Ein in jeder Hinsicht anderer Film ist AUSNAHMEZUSTAND von Edward Zwick, der von islamischem Terrorismus in den USA handelt und wirklich alle Erwartungen übertrifft, die man an eine große Hollywoodproduktion mit einem derartigen Thema stellen kann, zumal auch noch der Regisseur LEGENDEN DER LEIDENSCHAFT verbrochen hat. Die Stärke des Politthrillers liegt vor allem in der sehr differenzierten Darstellung von politischen Handlungen unterschiedlicher amerikanischer Institutionen und ihrer Verbindungen zueinander. So sieht man das FBI, die CIA, die Regierung und das Militär bei der Verfolgung eines Ziels: die Aufrechterhaltung des funktionierenden Staats. Dieses Ziel wird jedoch mit den unterschiedlichsten Mitteln, Machtansprüchen und Werten verfolgt, was sehr plausible und spannende Konflikte heraufbeschwört. Unheimlicher Höhepunkt des Films sind die Bilder, die New York im Zustand des Kriegsrechts zeigen: die Stadt, die wohl am stärksten die Melting-Pot-Theorie symbolisiert, wird von der Armee in ein faschistisches Konzentrationslager verwandelt, aus Furcht vor einem nur scheinbar fundamentalistischen Terror, für den die CIA durchaus mitverantwortlich ist. AUSNAHMEZUSTAND startet am 21. Januar.

Apropos LEGENDEN DER LEIDENSCHAFT - scheinbar ist es ein schlechtes Omen für die Güte eines Films, wenn Anthony Hopkins und Brad Pitt mitwirken. Dies beweist zumindest jetzt wieder RENDEZVOUS MIT JOE BLACK, und jeder der sich nichtssagende drei !!! Stunden ersparen will, sei hier gewarnt, ohne daß ich hier auf den Plot eingehen würde.
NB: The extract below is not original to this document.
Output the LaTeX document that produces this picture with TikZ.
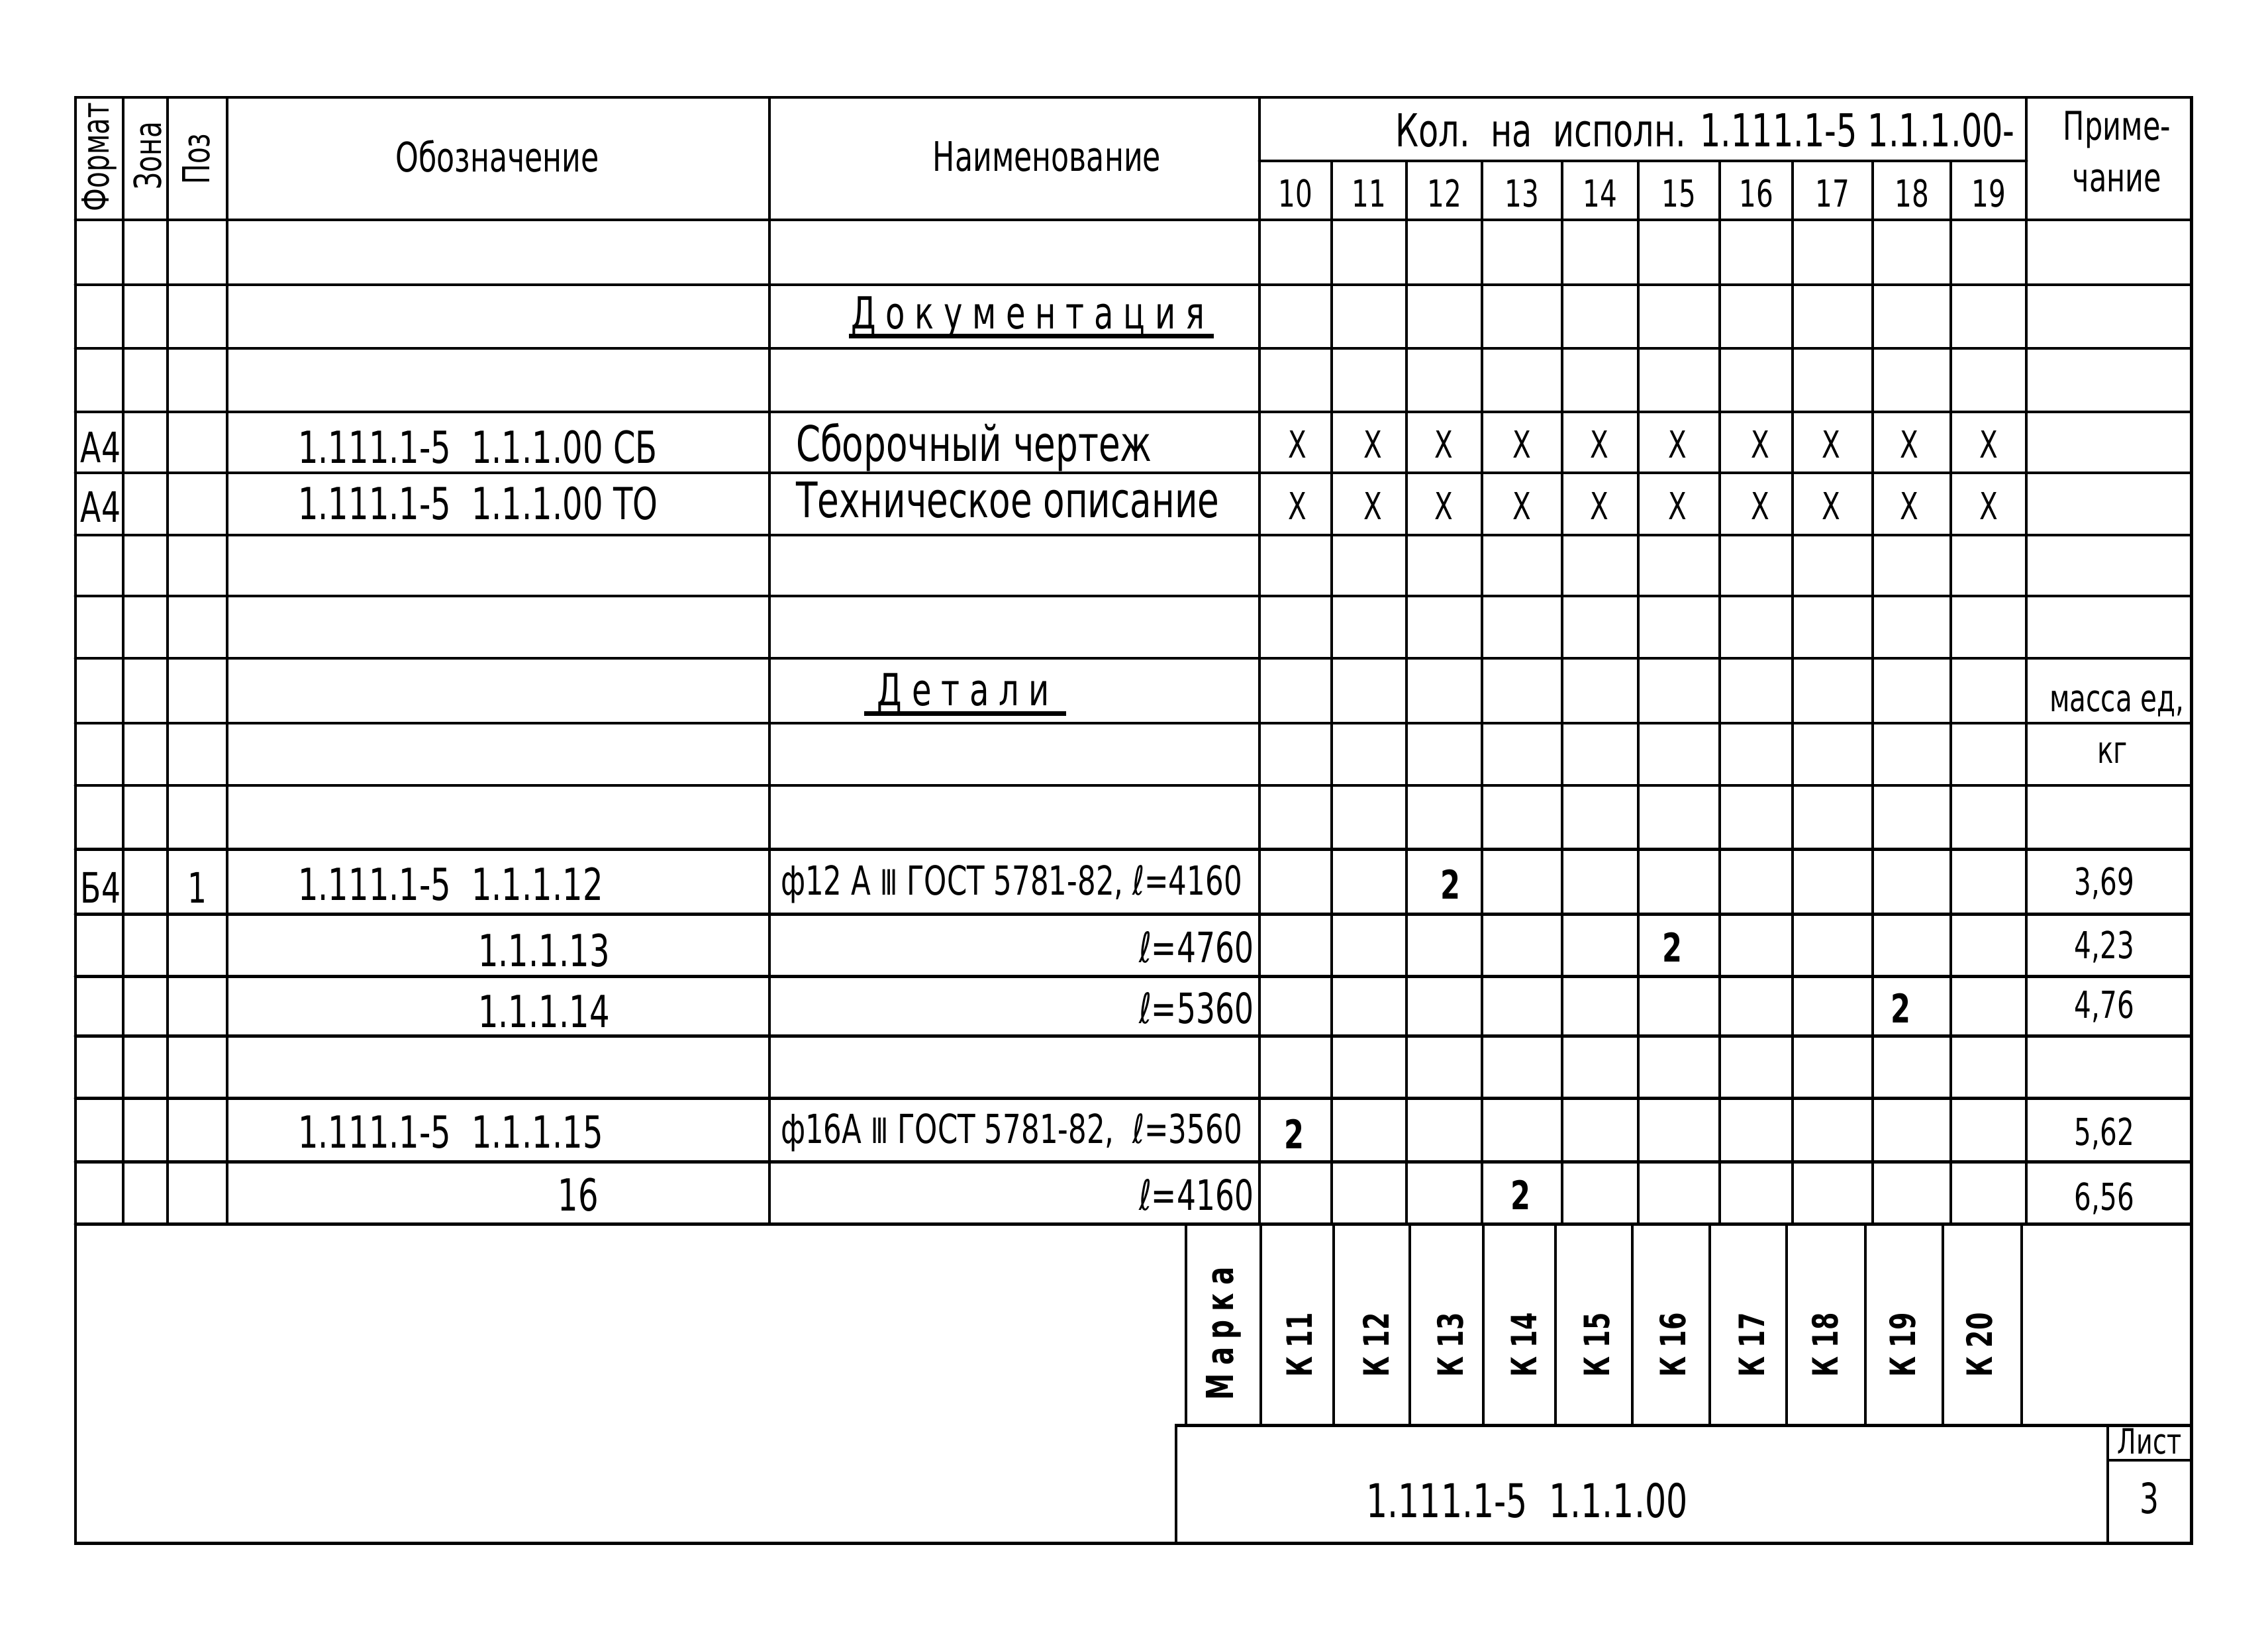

Da spart man sich lieber das Taschengeld und die Zeit und schaut sich ab 28.1. den neuen Film von Jan Schütte an: FETTE WELT spielt im Penner-Milieu Münchens und funktioniert jenseits von Romantisierung und Dramatisierung, mit sehr guten darstellerischen Leistungen, weshalb er trotz einiger kleinen dramaturgischen Schwächen höchst sehenswert ist.